Un petit bémol: il y a trop de " putain " à mon goût. Pourquoi ne pas varier les jurons? Autant décharger le mal-être dans la diversité...

Sidoine

   Anonyme   
21/10/2012
 a aimé ce texte 
Un peu
« Moi au moins j'ai le mérite d'être vrai et de ne pas avoir de pudeur et même si cette vérité doit s'envoler demain eh bien je me serai foutu à poil aujourd'hui parce que cette fille je l'aime. »

À elle seule cette phrase résume ce récit au style brut et direct. Une longue confession où le narrateur déballe son sac, tourmenté par l'ambivalence de sa personnalité. Car c'est bien d'ambivalence qu'il s'agit, d'incapacité à faire des choix fermes et définitifs : entre deux femmes, entre les sexes, entre le souhait d'une autre vie et sa piaule merdique.

Pourtant on sent bien que derrière ces jérémiades il n'a pas vraiment envie de bouger son cul, qu'il se complait dans une espèce de fascination pour sa douleur. Cette façon d'exhiber sans retenue ses travers, de montrer ses côtés les plus vils avec moult détails (tromperie, alcool, porno, mépris des gens) trahit un égocentrisme forcené. Et ce soi-disant amour pour sa belle n'est en réalité qu'une façade, un prétexte pour se regarder le nombril en se disant « putain comme je souffre, vite écrivons le ! »
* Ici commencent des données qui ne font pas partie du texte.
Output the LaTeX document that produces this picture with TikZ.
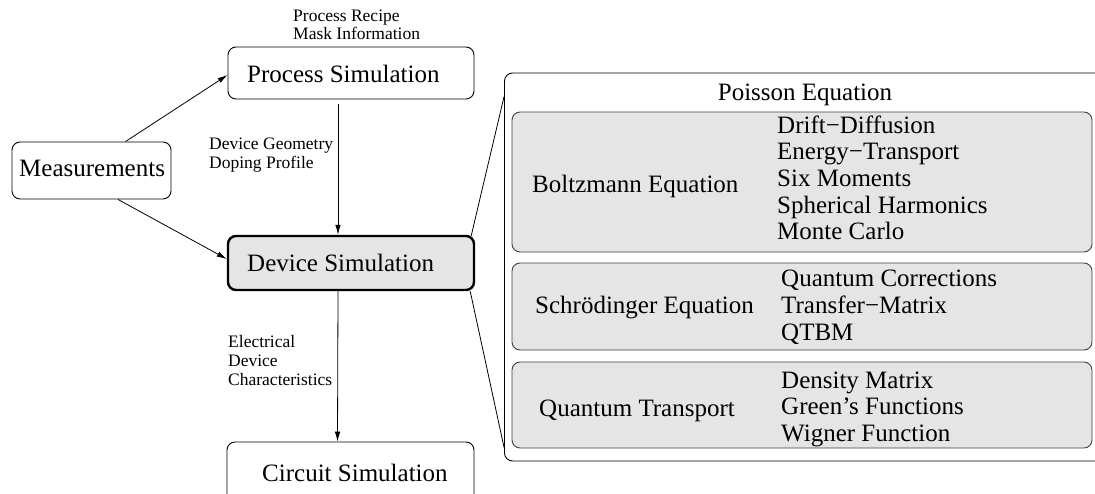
\documentclass[tikz,border=0pt]{standalone}
\usepackage{fontspec}
\setmainfont{Liberation Serif}
\usetikzlibrary{arrows.meta}
\begin{document}
\begin{tikzpicture}[x=1pt,y=-1pt,
  boxw/.style={draw, line width=0.9pt, rounded corners=8pt, inner sep=0pt, fill=white},
  boxg/.style={draw=black!75, line width=0.9pt, rounded corners=8pt, inner sep=0pt, fill=black!10},
  boxd/.style={draw, line width=2.4pt, rounded corners=8pt, inner sep=0pt, fill=black!10},
  big/.style={font=\fontsize{25}{30}\selectfont, inner sep=0pt, anchor=base west},
  bigc/.style={font=\fontsize{25}{30}\selectfont, inner sep=0pt, anchor=base},
  lbl/.style={font=\fontsize{17.5}{19}\selectfont, inner sep=0pt, anchor=base west},
  arr/.style={-{Latex[length=10pt,width=5.5pt]}, line width=0.8pt},
  con/.style={line width=0.8pt}]
\useasboundingbox (0,0) rectangle (1095,493);
\clip (0,0) rectangle (1095,493);

% right panel
\node[boxw, minimum width=616pt, minimum height=388pt] (outer) at (812.5,267) {};
\node[boxg, minimum width=580pt, minimum height=140pt] (boltz) at (802,182) {};
\node[boxg, minimum width=580pt, minimum height=87pt] (schr) at (802,306.5) {};
\node[boxg, minimum width=580pt, minimum height=86pt] (qt) at (802,405) {};

\node[bigc] (poisson) at (805,100) {Poisson Equation};
\node[big] (boltzt) at (532,192) {Boltzmann Equation};
\foreach \t [count=\i] in {Drift−Diffusion, Energy−Transport, Six Moments, Spherical Harmonics, Monte Carlo}
  \node[big] (bl\i) at (777,{133+26.7*(\i-1)}) {\t};
\node[big] (schrt) at (535,313) {Schrödinger Equation};
\foreach \t [count=\i] in {Quantum Corrections, Transfer−Matrix, QTBM}
  \node[big] (sl\i) at (781,{286+27*(\i-1)}) {\t};
\node[big] (qtt) at (539,416) {Quantum Transport};
\foreach \t [count=\i] in {Density Matrix, Green’s Functions, Wigner Function}
  \node[big] (ql\i) at (781,{388+26.5*(\i-1)}) {\t};

% left flow
\node[boxw, minimum width=246pt, minimum height=52pt] (proc) at (351,73) {};
\node[boxw, minimum width=159pt, minimum height=57pt] (meas) at (91.5,170.5) {};
\node[boxd, minimum width=246pt, minimum height=54pt] (dev) at (351,263) {};
\node[boxw, minimum width=247pt, minimum height=62pt] (circ) at (350.5,473) {};

\node[big] (proct) at (247,82) {Process Simulation};
\node[big] (meast) at (19,176) {Measurements};
\node[big] (devt) at (247,271) {Device Simulation};
\node[big] (circt) at (262,481) {Circuit Simulation};

\node[lbl] (l1) at (293,21) {Process Recipe};
\node[lbl] (l2) at (293,39.5) {Mask Information};
\node[lbl] (l3) at (209,149) {Device Geometry};
\node[lbl] (l4) at (209,168) {Doping Profile};
\node[lbl] (l5) at (228,347) {Electrical};
\node[lbl] (l6) at (228,366) {Device};
\node[lbl] (l7) at (228,385) {Characteristics};

% connectors
\draw[arr] ([xshift=34pt]meas.north) -- ([yshift=-2pt]proc.west);
\draw[arr] ([xshift=26.5pt]meas.south) -- ([yshift=4pt]dev.west);
\draw[arr] ([xshift=-13pt,yshift=-5pt]proc.south) -- ([xshift=-13pt]dev.north);
\draw[arr] ([xshift=-13pt]dev.south) -- ([xshift=-13pt]circ.north);
\draw[con] ([xshift=-4pt,yshift=-1pt]dev.north east) -- ([yshift=-24pt]outer.north west);
\draw[con] ([xshift=-5pt]dev.south east) -- ([yshift=14pt]outer.south west);
\end{tikzpicture}
\end{document}
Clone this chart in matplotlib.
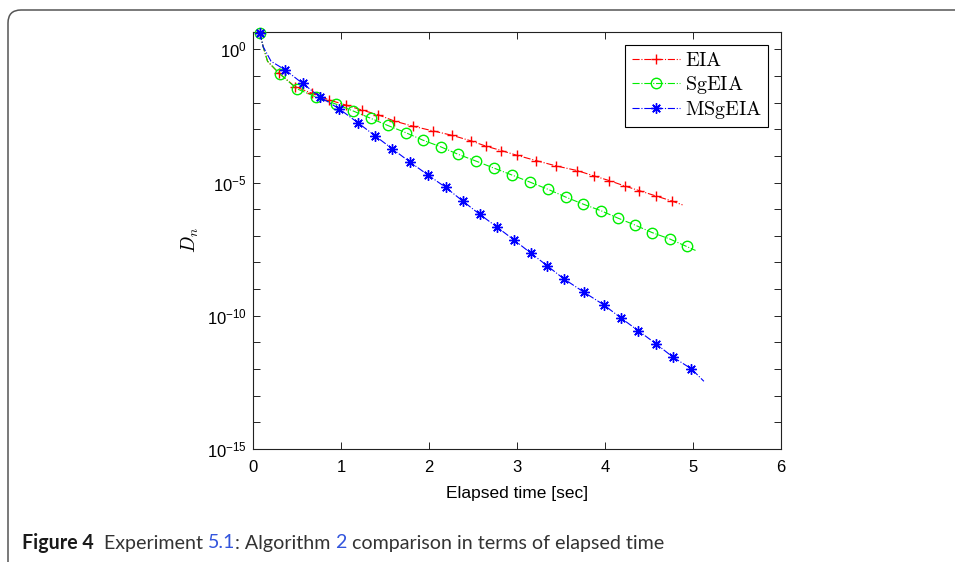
import numpy as np
import matplotlib.pyplot as plt
from matplotlib.patches import FancyBboxPatch
from matplotlib.ticker import FixedLocator, FuncFormatter

plt.rcParams['font.family'] = ['Liberation Sans', 'DejaVu Sans']
plt.rcParams['mathtext.fontset'] = 'custom'
plt.rcParams['mathtext.rm'] = 'Liberation Sans'
plt.rcParams['mathtext.it'] = 'Liberation Sans:italic'

# elapsed time [sec] and log10(D_n)
# first point is the common start, the next two are unmarked bends, last is unmarked line end
eia_t = [0.074, 0.11, 0.16, 0.290, 0.473, 0.663, 0.860, 1.048, 1.232, 1.421, 1.600,
         1.817, 2.039, 2.261, 2.477, 2.648, 2.819, 2.998, 3.218, 3.445, 3.681,
         3.870, 4.049, 4.223, 4.383, 4.573, 4.755, 4.880]
eia_log = [0.61, 0.10, -0.45, -0.90, -1.40, -1.65, -1.90, -2.09, -2.28, -2.46, -2.69,
           -2.89, -3.06, -3.23, -3.44, -3.64, -3.80, -3.98, -4.18, -4.38, -4.55,
           -4.75, -4.93, -5.13, -5.30, -5.50, -5.69, -5.84]

sgeia_t = [0.074, 0.11, 0.16, 0.302, 0.492, 0.712, 0.940, 1.130, 1.333, 1.528, 1.733,
           1.927, 2.130, 2.327, 2.526, 2.736, 2.941, 3.149, 3.354, 3.554, 3.749,
           3.954, 4.148, 4.342, 4.535, 4.736, 4.926, 5.028]
sgeia_log = [0.61, 0.10, -0.45, -0.93, -1.48, -1.79, -2.06, -2.31, -2.59, -2.86, -3.13,
             -3.41, -3.66, -3.94, -4.19, -4.46, -4.72, -4.99, -5.26, -5.55, -5.81,
             -6.06, -6.34, -6.60, -6.88, -7.12, -7.40, -7.55]

msgeia_t = [0.074, 0.11, 0.20, 0.364, 0.558, 0.754, 0.977, 1.185, 1.384, 1.577, 1.779,
            1.982, 2.185, 2.378, 2.572, 2.765, 2.965, 3.155, 3.343, 3.528, 3.756,
            3.984, 4.182, 4.376, 4.581, 4.770, 4.980, 5.123]
msgeia_log = [0.61, 0.10, -0.45, -0.78, -1.28, -1.78, -2.24, -2.75, -3.25, -3.73, -4.23,
              -4.71, -5.18, -5.69, -6.19, -6.66, -7.16, -7.65, -8.13, -8.61, -9.11,
              -9.59, -10.09, -10.56, -11.06, -11.55, -11.99, -12.46]

series = [
    ('EIA', eia_t, eia_log, '#ff0000', '+'),
    ('SgEIA', sgeia_t, sgeia_log, '#00ee00', 'o'),
    ('MSgEIA', msgeia_t, msgeia_log, '#0000ff', (8, 2, 0)),
]

x_ticks = [0, 1, 2, 3, 4, 5, 6]
y_decades = list(range(-15, 1))
y_labelled = [0, -5, -10, -15]

fig = plt.figure(figsize=(9.55, 5.62), dpi=100)
ax = fig.add_axes([0.2654, 0.2011, 0.5524, 0.7425])

for name, t, lg, col, mk in series:
    d = 10.0 ** np.array(lg)
    marked = [0] + list(range(3, len(t) - 1))
    ax.plot(t, d, linestyle='-.', color=col, lw=0.8, marker=mk, markevery=marked,
            markersize=7.5, markeredgewidth=1.0, markerfacecolor='none',
            markeredgecolor=col, label=r'$\mathrm{%s}$' % name, clip_on=False, zorder=3)

ax.set_yscale('log')
ax.set_xlim(0, 6)
ax.set_ylim(1e-15, 10 ** 0.66)
ax.xaxis.set_major_locator(FixedLocator(x_ticks))
ax.yaxis.set_major_locator(FixedLocator([10.0 ** k for k in y_decades]))
ax.yaxis.set_minor_locator(FixedLocator([]))
ax.yaxis.set_major_formatter(FuncFormatter(
    lambda v, p: r'$\mathregular{10^{%d}}$' % round(np.log10(v)) if round(np.log10(v)) in y_labelled else ''))
ax.tick_params(which='both', direction='in', top=True, right=True, length=5, width=0.6,
               labelsize=12)
ax.tick_params(axis='x', pad=8)
ax.tick_params(axis='y', pad=5)
for s in ax.spines.values():
    s.set_linewidth(0.8)
    s.set_color('#222222')

ax.set_xlabel('Elapsed time [sec]', fontsize=12.5, labelpad=8)
yl = ax.set_ylabel(r'$D_n$', fontsize=14, labelpad=4)
yl.set_math_fontfamily('cm')

leg = ax.legend(loc='upper right', bbox_to_anchor=(0.9754, 0.968), borderaxespad=0,
                fancybox=False, framealpha=1, edgecolor='black', fontsize=14.5,
                handlelength=2.4, handletextpad=0.25, labelspacing=0.18,
                borderpad=0.3, numpoints=1)
leg.get_frame().set_linewidth(0.8)
for txt in leg.get_texts():
    txt.set_math_fontfamily('cm')

# frame around the figure, only the top left corner is visible
frame = FancyBboxPatch((8, -60), 1050, 562 - 10 + 60, boxstyle='round,pad=0,rounding_size=13',
                       transform=None, fill=False, edgecolor='#555555', lw=1.1)
fig.patches.append(frame)

# caption with bold lead and blue cross references
parts = [('Figure 4', 'bold', '#1a1a1a'), ('  Experiment ', 'normal', '#333333'),
         ('5.1', 'normal', '#3355dd'), (': Algorithm ', 'normal', '#333333'),
         ('2', 'normal', '#3355dd'), (' comparison in terms of elapsed time', 'normal', '#333333')]
renderer = fig.canvas.get_renderer()
x = 22
for s, w, c in parts:
    t = fig.text(x / 955, 1 - 543 / 562, s, fontsize=14.1, fontweight=w, color=c,
                 family=['Lato', 'DejaVu Sans'], va='center', ha='left')
    x += t.get_window_extent(renderer).width

fig.savefig('out.png', dpi=100)
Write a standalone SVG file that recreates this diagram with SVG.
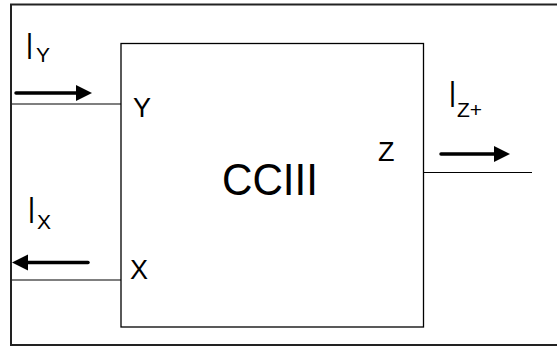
<svg xmlns="http://www.w3.org/2000/svg" width="557" height="347" viewBox="0 0 557 347">
  <defs>
    <style>
      .frame { fill: none; stroke: #222; stroke-width: 2; }
      .box { fill: #fff; stroke: #000; stroke-width: 1.3; }
      .wire { stroke: #000; stroke-width: 1.2; fill: none; }
      .flow { stroke: #000; stroke-width: 3.5; fill: none; stroke-linecap: round; }
      .head { fill: #000; }
      text { font-family: "Liberation Sans", Arial, sans-serif; fill: #000; }
      .port { font-size: 27px; }
      .cur { font-size: 36px; }
      .sub { font-size: 21px; }
    </style>
  </defs>

  <!-- outer frame -->
  <rect class="frame" x="11" y="4.5" width="560" height="340.5"/>

  <!-- CCIII block -->
  <g id="cciii">
    <rect class="box" x="121" y="43.5" width="302.5" height="283.5"/>
    <text x="222" y="195" font-size="44" textLength="96" lengthAdjust="spacingAndGlyphs">CCIII</text>
    <text class="port" x="133" y="117">Y</text>
    <text class="port" x="130" y="279">X</text>
    <text class="port" x="378" y="161">Z</text>
  </g>

  <!-- terminal wires and current arrows -->
  <g id="connectors">
    <line class="wire" x1="12" y1="104" x2="121" y2="104"/>
    <line class="wire" x1="12" y1="280" x2="121" y2="280"/>
    <line class="wire" x1="423.5" y1="172.5" x2="532" y2="172.5"/>

    <!-- I_Y : into Y -->
    <line class="flow" x1="16" y1="93" x2="80" y2="93"/>
    <polygon class="head" points="92,93 76,85 76,101"/>

    <!-- I_X : out of X -->
    <line class="flow" x1="24" y1="262.5" x2="88" y2="262.5"/>
    <polygon class="head" points="12,262.5 28,254.5 28,270.5"/>

    <!-- I_Z+ : out of Z -->
    <line class="flow" x1="441" y1="154" x2="498" y2="154"/>
    <polygon class="head" points="510,154 494,146 494,162"/>
  </g>

  <!-- current labels -->
  <g id="label-iy">
    <text x="26" y="59" font-size="36" textLength="7" lengthAdjust="spacingAndGlyphs">I</text>
    <text class="sub" x="36" y="62">Y</text>
  </g>
  <g id="label-ix">
    <text x="28" y="223" font-size="36" textLength="7" lengthAdjust="spacingAndGlyphs">I</text>
    <text class="sub" x="37" y="229">X</text>
  </g>
  <g id="label-iz">
    <text x="449" y="107" font-size="36" textLength="7" lengthAdjust="spacingAndGlyphs">I</text>
    <text class="sub" x="457" y="117">Z+</text>
  </g>
</svg>
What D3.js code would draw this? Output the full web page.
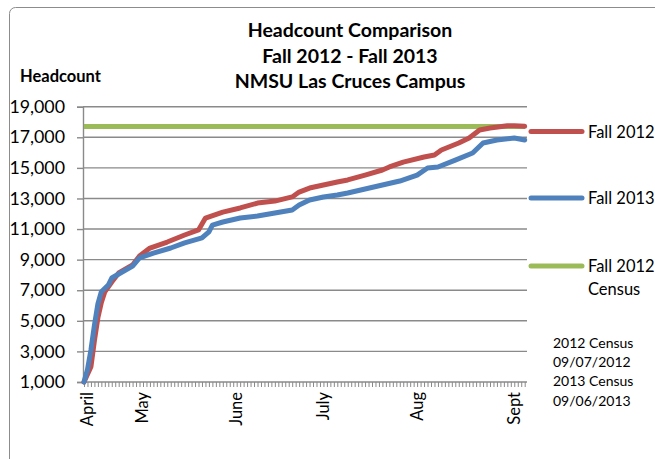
<!DOCTYPE html>
<html>
<head>
<meta charset="utf-8">
<script src="https://d3js.org/d3.v7.min.js"></script>
<style>
  html, body { margin: 0; padding: 0; background: #fff; }
  svg { display: block; font-family: Lato, "Open Sans", sans-serif; }
</style>
</head>
<body>
<div id="chart"></div>
<script>
// Headcount by category index (roughly one per working day, April -> Sept)
const fall2012 = [
  [0, 1000], [2, 2000], [3, 3700], [4, 5200], [5, 6200], [6, 6900], [8, 7540], [10, 8130],
  [13, 8520], [14, 8650], [16, 9240], [19, 9760], [24, 10150], [29, 10610],
  [33, 10940], [35, 11720], [40, 12110], [45, 12380], [50, 12700], [55, 12830],
  [60, 13100], [62, 13420], [65, 13680], [69, 13880], [73, 14080], [76, 14210],
  [81, 14530], [86, 14860], [88, 15060], [92, 15380], [98, 15710], [101, 15840],
  [103, 16170], [108, 16630], [111, 16950], [114, 17480], [117, 17610],
  [122, 17760], [124, 17760], [127, 17720]
];
const fall2013 = [
  [0, 1000], [1, 1800], [2, 3100], [3, 4700], [4, 6100], [5, 6900], [7, 7340], [8, 7800],
  [11, 8190], [13, 8450], [14, 8580], [16, 9110], [20, 9430], [25, 9760],
  [29, 10090], [34, 10420], [36, 10810], [37, 11260], [40, 11460], [45, 11720],
  [50, 11850], [55, 12050], [60, 12250], [62, 12570], [65, 12900], [69, 13100],
  [73, 13230], [76, 13360], [81, 13620], [86, 13880], [91, 14140], [96, 14530],
  [99, 14990], [102, 15060], [107, 15510], [112, 15970], [115, 16630],
  [119, 16820], [124, 16950], [127, 16820]
];
const census2012 = 17700;
const nCategories = 128;
const monthLabels = ['April', 'May', 'June', 'July', 'Aug', 'Sept'];
const monthIndex = [1, 17, 44, 69, 96, 124];
const yTicks = [1000, 3000, 5000, 7000, 9000, 11000, 13000, 15000, 17000, 19000];
const titleLines = ['Headcount Comparison', 'Fall 2012 - Fall 2013', 'NMSU Las Cruces Campus'];
const legendItems = [
  { name: ['Fall 2012'], color: '#C0504D' },
  { name: ['Fall 2013'], color: '#4F81BD' },
  { name: ['Fall 2012', 'Census'], color: '#9BBB59' }
];
const notes = ['2012 Census', '09/07/2012', '2013 Census', '09/06/2013'];

const W = 655, H = 459;
const plot = { left: 83, right: 527, top: 106.7, bottom: 382 };

const svg = d3.select('#chart').append('svg')
  .attr('width', W).attr('height', H);

// chart border (runs off the right/bottom edge in the original)
svg.append('rect')
  .attr('x', 9.5).attr('y', 7.5).attr('width', 700).attr('height', 500)
  .attr('rx', 6)
  .attr('fill', '#fff').attr('stroke', '#8c8c8c').attr('stroke-width', 1);

const x = d3.scaleLinear().domain([0, nCategories - 1]).range([plot.left + 1, plot.left + 1 + (nCategories - 1) * 3.47]);
const y = d3.scaleLinear().domain([1000, 19000]).range([plot.bottom, plot.top]);

// gridlines
svg.append('g')
  .selectAll('line')
  .data(yTicks.slice(1))
  .join('line')
  .attr('x1', plot.left).attr('x2', plot.right)
  .attr('y1', d => y(d)).attr('y2', d => y(d))
  .attr('stroke', '#8a8a8a').attr('stroke-width', 1.4);

// y axis
const yAxis = svg.append('g')
  .attr('transform', 'translate(' + plot.left + ',0)')
  .call(d3.axisLeft(y).tickValues(yTicks).tickFormat(d3.format(',')).tickSize(6).tickPadding(12));
yAxis.select('.domain').attr('stroke', '#8a8a8a').attr('stroke-width', 1.4);
yAxis.selectAll('.tick line').attr('stroke', '#8a8a8a').attr('stroke-width', 1.4);
yAxis.selectAll('.tick text')
  .attr('font-size', '17.8px').attr('fill', '#000')
  .style('font-family', 'Lato, "Open Sans", sans-serif');

// x axis: a tick for every category
const xAxis = svg.append('g')
  .attr('transform', 'translate(0,' + plot.bottom + ')')
  .call(d3.axisBottom(x).tickValues(d3.range(nCategories)).tickSize(5).tickFormat(''));
xAxis.select('.domain').remove();
xAxis.selectAll('.tick line').attr('stroke', '#8a8a8a').attr('stroke-width', 1);
svg.append('line')
  .attr('x1', plot.left).attr('x2', plot.right)
  .attr('y1', plot.bottom).attr('y2', plot.bottom)
  .attr('stroke', '#8a8a8a').attr('stroke-width', 1.4);

// month labels (rotated)
svg.append('g')
  .selectAll('text')
  .data(monthLabels)
  .join('text')
  .attr('transform', (d, i) => 'translate(' + (x(monthIndex[i]) + 5.5) + ',' + (plot.bottom + 10) + ') rotate(-90)')
  .attr('text-anchor', 'end')
  .attr('font-size', '16.5px')
  .text(d => d);

// lines
const line = d3.line().x(d => x(d[0])).y(d => y(d[1]));

svg.append('line')
  .attr('x1', plot.left + 1).attr('x2', plot.right - 2)
  .attr('y1', y(census2012)).attr('y2', y(census2012))
  .attr('stroke', '#9BBB59').attr('stroke-width', 5);

svg.append('path')
  .datum(fall2012)
  .attr('d', line)
  .attr('fill', 'none')
  .attr('stroke', '#C0504D').attr('stroke-width', 5)
  .attr('stroke-linejoin', 'round').attr('stroke-linecap', 'round');

svg.append('path')
  .datum(fall2013)
  .attr('d', line)
  .attr('fill', 'none')
  .attr('stroke', '#4F81BD').attr('stroke-width', 5)
  .attr('stroke-linejoin', 'round').attr('stroke-linecap', 'round');

// title
svg.append('g')
  .selectAll('text')
  .data(titleLines)
  .join('text')
  .attr('x', 350).attr('y', (d, i) => 37 + i * 25.5)
  .attr('text-anchor', 'middle')
  .attr('font-size', '19.5px').attr('font-weight', 'bold')
  .text(d => d);

svg.append('text')
  .attr('x', 20).attr('y', 82)
  .attr('font-size', '16.5px').attr('font-weight', 'bold')
  .text('Headcount');

// legend
const legendY = [131.5, 198, 266];
const lg = svg.append('g')
  .selectAll('g')
  .data(legendItems)
  .join('g')
  .attr('transform', (d, i) => 'translate(531,' + legendY[i] + ')');
lg.append('line')
  .attr('x1', 0).attr('x2', 51)
  .attr('stroke', d => d.color).attr('stroke-width', 5).attr('stroke-linecap', 'round');
lg.append('text')
  .attr('x', 57).attr('y', 6)
  .attr('font-size', '16.5px')
  .selectAll('tspan')
  .data(d => d.name)
  .join('tspan')
  .attr('x', 57).attr('dy', (d, i) => i === 0 ? 0 : 23)
  .text(d => d);

// census notes
svg.append('g')
  .selectAll('text')
  .data(notes)
  .join('text')
  .attr('x', 553).attr('y', (d, i) => 348 + i * 19.2)
  .attr('font-size', '14px')
  .text(d => d);
</script>
</body>
</html>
C'est la raison fondamentale pour laquelle il refuse de prendre des décisions allant contre son gré. Il est bien trop centré sur lui et demeure incapable de s'abandonner corps et âme pour autrui.

Un personnage que je trouve donc antipathique, paradoxalement bien desservi par une écriture au ton familier, presque vulgaire.

   MariCe   
27/10/2012
 a aimé ce texte 
Bien ↑
Il y a beaucoup de profondeur qui se dégage malgré le langage choisi pour le héros.
Voilà qui le rend humain ; on se prend à le côtoyer, à comprendre sa manière de voir la vie, les gens.
La difficulté pour Charly de vivre sa vie d'adulte mature est bien traduite, induite par le manque de tendresse d'une mère.
Le texte aurait pu être très intéressant si ce n'est une sensation de répétitions qui ont gâché un peu la lecture.